What Paul says in verse six is something that should cause pause in the Church as it surely was intended to do in the Corinthian church.
6 He has made us competent to be ministers of a new covenant, not of the letter, but of the Spirit. For the letter kills, but the Spirit gives life.
Do as I say. And those who do not do as I say, they are right out. Here is your list of don’ts and do’s. Behave, follow the letter, and you will be okay. The is the ministry of the letter—or at least one way of taking Paul’s meaning here and applying it today. Following the letter of a law or code is not competent ministry and cannot make the new covenant effective. The letter cannot bring life, only death. Only the new covenant—the Spirit—brings life because it is written upon our hearts. And what it writes is the very life of God!
Another way to apply this in our Church today is to understand that no amount of programming, no belief statement, no change in worship form, no change in church-governance will bring life. If what we do is for the sake of numbers, for the balance sheet, it will not bring to our Church lasting life. Only when a church submits to the Spirit—commits to being what God has called it to be in Christ—only when it chooses to begin being Christ’s credential to its community—will it find life.
7 Now if the ministry that brought death, chiseled in letters on stones, came with glory, so that the Israelites were not able to gaze steadily at Moses’s face because of its glory, which was set aside, 8 how will the ministry of the Spirit not be more glorious? 9 For if the ministry that brought condemnation had glory, the ministry that brings righteousness overflows with even more glory. 10 In fact, what had been glorious is not glorious now by comparison because of the glory that surpasses it. 11 For if what was set aside was glorious, what endures will be even more glorious.
Here Paul refers to Exodus 34:
29 As Moses descended from Mount Sinai—with the two tablets of the testimony in his hands as he descended the mountain—he did not realize that the skin of his face shone as a result of his speaking with the Lord.30 When Aaron and all the Israelites saw Moses, the skin of his face shone! They were afraid to come near him. 31 But Moses called out to them, so Aaron and all the leaders of the community returned to him, and Moses spoke to them. 32 Afterward all the Israelites came near, and he commanded them to do everything the Lord had told him on Mount Sinai. 33 When Moses had finished speaking with them, he put a veil over his face. 34 But whenever Moses went before the Lord to speak with him, he would remove the veil until he came out. After he came out, he would tell the Israelites what he had been commanded, 35 and the Israelites would see that Moses’s face was radiant. Then Moses would put the veil over his face again until he went to speak with the Lord. (25-39)

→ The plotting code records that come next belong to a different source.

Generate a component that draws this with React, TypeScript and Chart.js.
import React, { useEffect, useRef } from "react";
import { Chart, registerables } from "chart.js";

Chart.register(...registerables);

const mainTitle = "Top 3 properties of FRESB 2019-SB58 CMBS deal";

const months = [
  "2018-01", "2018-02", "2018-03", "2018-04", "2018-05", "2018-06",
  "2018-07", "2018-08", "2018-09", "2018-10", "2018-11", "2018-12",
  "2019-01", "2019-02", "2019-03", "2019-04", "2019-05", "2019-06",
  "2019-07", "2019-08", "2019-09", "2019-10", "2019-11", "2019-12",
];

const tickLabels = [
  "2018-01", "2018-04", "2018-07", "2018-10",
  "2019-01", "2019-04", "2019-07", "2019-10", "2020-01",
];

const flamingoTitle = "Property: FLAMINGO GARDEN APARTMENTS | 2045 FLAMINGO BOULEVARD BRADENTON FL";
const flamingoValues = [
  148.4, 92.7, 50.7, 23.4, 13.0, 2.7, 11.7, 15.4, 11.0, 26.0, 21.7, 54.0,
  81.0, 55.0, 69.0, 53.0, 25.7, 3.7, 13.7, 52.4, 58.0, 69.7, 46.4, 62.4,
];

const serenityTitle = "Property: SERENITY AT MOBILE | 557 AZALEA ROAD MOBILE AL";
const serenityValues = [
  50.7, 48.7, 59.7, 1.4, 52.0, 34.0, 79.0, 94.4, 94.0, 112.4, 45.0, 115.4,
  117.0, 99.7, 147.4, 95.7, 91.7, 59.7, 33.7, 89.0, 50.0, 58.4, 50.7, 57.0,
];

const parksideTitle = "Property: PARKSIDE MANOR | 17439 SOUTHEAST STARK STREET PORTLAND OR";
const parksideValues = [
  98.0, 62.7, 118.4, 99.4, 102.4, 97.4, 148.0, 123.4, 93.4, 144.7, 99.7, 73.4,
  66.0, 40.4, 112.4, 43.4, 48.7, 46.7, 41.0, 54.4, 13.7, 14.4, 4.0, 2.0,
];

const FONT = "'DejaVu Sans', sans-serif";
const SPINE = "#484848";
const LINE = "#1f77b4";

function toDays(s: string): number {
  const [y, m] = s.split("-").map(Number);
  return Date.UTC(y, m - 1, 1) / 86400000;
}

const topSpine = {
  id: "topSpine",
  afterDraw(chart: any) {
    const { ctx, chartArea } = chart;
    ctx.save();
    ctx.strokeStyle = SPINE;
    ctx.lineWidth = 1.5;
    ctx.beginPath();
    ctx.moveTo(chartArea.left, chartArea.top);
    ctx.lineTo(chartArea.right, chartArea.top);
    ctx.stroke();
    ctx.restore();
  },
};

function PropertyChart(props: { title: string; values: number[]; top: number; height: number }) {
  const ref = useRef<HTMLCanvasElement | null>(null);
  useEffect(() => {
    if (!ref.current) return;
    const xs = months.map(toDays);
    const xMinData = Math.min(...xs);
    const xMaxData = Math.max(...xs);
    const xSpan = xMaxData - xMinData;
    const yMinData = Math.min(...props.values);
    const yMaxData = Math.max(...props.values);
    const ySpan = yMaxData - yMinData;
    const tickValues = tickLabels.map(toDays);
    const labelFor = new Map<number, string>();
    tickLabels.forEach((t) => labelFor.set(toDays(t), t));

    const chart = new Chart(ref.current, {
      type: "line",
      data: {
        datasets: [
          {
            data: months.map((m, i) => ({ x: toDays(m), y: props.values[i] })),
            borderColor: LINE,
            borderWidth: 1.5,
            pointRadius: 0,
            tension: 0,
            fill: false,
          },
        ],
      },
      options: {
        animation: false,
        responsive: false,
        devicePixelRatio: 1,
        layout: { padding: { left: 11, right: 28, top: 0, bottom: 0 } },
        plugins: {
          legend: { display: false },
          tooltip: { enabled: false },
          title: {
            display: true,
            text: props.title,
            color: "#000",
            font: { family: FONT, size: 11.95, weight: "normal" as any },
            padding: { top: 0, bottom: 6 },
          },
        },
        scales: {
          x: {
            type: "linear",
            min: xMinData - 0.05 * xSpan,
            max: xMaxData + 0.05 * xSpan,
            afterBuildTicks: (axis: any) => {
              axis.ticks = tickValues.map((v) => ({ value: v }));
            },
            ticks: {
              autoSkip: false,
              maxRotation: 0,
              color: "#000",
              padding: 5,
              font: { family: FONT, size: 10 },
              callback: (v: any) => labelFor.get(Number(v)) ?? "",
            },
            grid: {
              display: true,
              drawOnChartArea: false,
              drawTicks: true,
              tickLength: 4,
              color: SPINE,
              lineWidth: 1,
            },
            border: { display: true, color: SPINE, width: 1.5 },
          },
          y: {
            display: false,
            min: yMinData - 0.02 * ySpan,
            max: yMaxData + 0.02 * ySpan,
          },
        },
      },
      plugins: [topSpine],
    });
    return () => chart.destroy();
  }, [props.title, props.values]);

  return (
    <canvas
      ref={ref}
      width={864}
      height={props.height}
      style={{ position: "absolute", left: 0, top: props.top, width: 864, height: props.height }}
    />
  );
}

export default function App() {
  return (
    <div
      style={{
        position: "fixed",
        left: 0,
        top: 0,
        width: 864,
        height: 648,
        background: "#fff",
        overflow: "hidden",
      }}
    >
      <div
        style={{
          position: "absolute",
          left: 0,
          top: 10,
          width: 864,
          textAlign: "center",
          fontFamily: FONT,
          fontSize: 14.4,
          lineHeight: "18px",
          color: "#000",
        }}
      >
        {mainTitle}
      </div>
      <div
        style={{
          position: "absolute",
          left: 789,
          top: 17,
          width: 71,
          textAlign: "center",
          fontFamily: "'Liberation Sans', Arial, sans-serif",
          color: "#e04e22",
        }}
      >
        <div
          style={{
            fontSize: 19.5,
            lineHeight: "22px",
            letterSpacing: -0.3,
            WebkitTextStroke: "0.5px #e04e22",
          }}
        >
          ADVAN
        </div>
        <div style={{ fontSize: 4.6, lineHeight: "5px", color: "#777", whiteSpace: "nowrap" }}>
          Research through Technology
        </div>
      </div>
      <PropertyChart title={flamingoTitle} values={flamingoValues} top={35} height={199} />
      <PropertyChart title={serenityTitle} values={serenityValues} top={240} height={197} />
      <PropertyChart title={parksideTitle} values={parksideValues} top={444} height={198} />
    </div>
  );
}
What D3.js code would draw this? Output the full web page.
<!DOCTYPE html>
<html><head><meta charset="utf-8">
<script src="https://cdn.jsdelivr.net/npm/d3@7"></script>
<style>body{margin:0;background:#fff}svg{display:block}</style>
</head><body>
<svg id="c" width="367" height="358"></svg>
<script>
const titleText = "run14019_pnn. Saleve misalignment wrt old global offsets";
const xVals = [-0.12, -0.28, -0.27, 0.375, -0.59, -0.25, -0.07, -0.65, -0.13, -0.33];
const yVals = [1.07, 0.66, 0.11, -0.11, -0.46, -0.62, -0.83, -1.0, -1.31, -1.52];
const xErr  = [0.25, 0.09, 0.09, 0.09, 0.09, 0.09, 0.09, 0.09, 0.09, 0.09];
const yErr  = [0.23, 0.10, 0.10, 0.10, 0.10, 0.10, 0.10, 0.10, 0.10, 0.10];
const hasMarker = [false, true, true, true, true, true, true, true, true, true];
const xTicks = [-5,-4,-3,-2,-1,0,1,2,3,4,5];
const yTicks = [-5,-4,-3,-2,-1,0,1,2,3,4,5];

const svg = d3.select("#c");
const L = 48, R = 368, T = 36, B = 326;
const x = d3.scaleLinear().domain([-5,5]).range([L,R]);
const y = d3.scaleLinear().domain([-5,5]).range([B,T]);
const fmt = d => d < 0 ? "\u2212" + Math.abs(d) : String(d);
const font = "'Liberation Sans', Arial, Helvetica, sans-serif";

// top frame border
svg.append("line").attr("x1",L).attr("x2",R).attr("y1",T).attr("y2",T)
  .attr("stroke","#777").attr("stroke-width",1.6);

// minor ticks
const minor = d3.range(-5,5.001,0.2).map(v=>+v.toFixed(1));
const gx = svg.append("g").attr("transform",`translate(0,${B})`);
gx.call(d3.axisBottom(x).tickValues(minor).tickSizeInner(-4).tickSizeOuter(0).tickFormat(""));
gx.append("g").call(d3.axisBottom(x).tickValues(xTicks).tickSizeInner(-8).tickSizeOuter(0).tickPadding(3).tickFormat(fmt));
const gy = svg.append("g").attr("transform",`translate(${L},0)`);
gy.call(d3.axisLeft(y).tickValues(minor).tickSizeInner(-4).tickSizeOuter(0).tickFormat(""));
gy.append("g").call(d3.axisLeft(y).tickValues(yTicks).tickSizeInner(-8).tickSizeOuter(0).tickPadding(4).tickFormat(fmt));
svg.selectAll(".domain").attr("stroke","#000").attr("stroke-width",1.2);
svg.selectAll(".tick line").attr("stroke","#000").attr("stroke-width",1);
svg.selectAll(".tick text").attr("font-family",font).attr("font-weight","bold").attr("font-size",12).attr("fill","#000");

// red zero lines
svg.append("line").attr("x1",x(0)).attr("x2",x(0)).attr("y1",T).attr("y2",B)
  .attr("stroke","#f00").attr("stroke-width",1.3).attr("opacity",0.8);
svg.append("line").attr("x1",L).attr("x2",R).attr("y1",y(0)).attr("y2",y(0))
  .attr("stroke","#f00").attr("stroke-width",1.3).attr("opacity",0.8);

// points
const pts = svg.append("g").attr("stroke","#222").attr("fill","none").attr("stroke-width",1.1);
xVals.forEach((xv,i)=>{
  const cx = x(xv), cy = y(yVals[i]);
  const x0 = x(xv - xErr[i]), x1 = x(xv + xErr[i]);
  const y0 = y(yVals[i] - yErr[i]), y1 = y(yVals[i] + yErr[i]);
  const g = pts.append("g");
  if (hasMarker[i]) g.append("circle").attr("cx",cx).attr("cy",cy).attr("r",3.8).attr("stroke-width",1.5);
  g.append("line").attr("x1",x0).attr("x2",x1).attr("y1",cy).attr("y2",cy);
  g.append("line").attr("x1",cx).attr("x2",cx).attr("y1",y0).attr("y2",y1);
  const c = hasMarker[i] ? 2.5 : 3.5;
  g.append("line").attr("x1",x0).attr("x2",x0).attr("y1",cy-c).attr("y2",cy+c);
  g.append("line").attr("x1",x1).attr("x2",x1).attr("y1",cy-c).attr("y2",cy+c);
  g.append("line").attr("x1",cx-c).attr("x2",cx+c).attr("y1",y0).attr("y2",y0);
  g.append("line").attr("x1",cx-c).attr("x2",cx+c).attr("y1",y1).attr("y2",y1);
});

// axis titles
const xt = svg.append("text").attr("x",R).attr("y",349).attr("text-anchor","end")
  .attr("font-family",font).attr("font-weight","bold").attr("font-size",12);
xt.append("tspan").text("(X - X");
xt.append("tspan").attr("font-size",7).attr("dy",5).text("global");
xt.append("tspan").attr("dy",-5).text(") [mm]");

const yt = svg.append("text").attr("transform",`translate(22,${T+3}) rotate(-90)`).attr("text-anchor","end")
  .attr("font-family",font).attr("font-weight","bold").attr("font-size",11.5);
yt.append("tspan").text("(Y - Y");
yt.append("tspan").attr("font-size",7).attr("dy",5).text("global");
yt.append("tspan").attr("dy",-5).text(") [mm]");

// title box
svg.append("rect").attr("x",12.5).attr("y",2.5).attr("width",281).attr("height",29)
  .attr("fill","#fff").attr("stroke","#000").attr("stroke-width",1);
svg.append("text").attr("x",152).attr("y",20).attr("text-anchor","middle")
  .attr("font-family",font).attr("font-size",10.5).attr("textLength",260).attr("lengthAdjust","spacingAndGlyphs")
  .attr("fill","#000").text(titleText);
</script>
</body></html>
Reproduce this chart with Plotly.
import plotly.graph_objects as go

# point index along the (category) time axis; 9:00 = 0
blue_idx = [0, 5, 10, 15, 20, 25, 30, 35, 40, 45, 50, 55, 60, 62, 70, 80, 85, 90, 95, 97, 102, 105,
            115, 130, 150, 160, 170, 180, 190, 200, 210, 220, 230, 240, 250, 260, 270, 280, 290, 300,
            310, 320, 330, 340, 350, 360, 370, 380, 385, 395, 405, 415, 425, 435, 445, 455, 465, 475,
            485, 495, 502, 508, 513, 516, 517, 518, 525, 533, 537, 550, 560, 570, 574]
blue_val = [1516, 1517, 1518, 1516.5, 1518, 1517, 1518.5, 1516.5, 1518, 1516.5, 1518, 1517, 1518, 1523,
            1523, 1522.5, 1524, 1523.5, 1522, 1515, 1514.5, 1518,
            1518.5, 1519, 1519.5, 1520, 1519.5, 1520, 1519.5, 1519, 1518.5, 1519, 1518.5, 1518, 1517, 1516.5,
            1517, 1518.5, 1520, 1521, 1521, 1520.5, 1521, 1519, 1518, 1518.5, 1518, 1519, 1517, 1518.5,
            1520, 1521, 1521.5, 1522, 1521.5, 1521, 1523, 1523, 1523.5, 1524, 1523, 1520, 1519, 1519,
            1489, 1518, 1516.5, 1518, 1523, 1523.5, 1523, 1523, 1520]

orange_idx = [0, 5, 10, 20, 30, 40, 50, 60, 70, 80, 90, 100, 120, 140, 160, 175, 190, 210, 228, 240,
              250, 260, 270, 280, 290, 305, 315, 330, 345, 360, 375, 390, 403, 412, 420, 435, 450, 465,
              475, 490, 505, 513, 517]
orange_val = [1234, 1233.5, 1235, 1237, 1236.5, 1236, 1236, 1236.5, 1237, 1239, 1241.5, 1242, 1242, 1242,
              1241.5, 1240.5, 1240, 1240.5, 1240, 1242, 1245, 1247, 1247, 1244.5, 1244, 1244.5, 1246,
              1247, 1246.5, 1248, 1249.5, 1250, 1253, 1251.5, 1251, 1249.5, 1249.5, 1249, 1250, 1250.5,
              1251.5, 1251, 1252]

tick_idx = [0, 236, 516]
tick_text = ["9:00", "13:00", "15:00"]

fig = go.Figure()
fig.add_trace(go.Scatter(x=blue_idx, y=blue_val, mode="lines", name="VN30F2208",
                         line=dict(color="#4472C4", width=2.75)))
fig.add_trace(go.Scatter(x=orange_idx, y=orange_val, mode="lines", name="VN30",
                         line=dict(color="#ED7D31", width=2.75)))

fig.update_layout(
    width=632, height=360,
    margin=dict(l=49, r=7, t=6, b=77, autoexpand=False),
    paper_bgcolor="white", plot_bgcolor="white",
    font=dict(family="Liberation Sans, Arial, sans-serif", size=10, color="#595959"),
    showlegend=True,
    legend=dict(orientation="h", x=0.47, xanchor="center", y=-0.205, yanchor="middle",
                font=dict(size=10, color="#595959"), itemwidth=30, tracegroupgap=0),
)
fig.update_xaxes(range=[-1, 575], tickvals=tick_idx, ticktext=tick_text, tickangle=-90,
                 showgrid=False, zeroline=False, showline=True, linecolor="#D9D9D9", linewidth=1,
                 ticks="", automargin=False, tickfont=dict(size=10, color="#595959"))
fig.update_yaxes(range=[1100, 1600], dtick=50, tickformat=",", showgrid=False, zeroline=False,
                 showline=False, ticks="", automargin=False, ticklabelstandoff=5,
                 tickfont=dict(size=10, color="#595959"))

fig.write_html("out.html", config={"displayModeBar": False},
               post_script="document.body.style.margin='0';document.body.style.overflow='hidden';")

This glory was externally applied like glowing paint that letter of the law had coated Moses. But it is not so with the glory that has been implanted into the human heart by the ministry of the Spirit. It doesn’t fade like that applied to Moses but it radiates out of the Law of God that has been written upon our hearts by the Spirit through Christ.
In the movie Casino Royale James Bond and Vesper are dressing in their finery for the big poker game in which 007 is about participate. Bond picks up the jacket that Vesper has laid out for him to wear and looks at her most puzzled. “But I have a dinner jacket.” She responds, “There are dinner jackets, and there are dinner jackets; this is the latter.”
12 Since, then, we have such a hope, we act with great boldness. 13 We are not like Moses, who used to put a veil over his face to prevent the Israelites from gazing steadily until the end of the glory of what was being set aside, 14 but their minds were hardened. For to this day, at the reading of the old covenant, the same veil remains; it is not lifted, because it is set aside only in Christ.
“Since…we have such a hope, we act with great boldness.” What is this hope if it is not life in Spirit and glory of Christ that endures? The Corinthians can live their faith boldly because of the enduring glory of God that remains with them.
The veil prevents the Israelites from not only witnessing the fading of glory, but it is also a constant reminder of Israel’s shame—a constant reminder of their failure. They couldn’t understand that the law had not come to save them but to bring the penalty of death. The veil reminded them of this death. Only through the presence of Christ and His work can the veil that separates us from the glory of God be lifted. Only with his presence can we live freely and without shame.
15 Yet still today, whenever Moses is read, a veil lies over their hearts, 16 but whenever a person turns to the Lord, the veil is removed. 17 Now the Lord is the Spirit, and where the Spirit of the Lord is, there is freedom. 18 We all, with unveiled faces, are looking as in a mirror at the glory of the Lord and are being transformed into the same image from glory to glory; this is from the Lord who is the Spirit.
The veil prevents us from seeing God as He is. “Now I see dimly as in a mirror” Paul wrote to the Corinthians earlier. But one day, we will see Him as He really is which is how we really have become. Instead of being the aroma of Christ in chapter two, here we “are being transformed into the same image from glory to glory.” This transformation—this realization of the new covenant—cannot be achieved without the Spirit.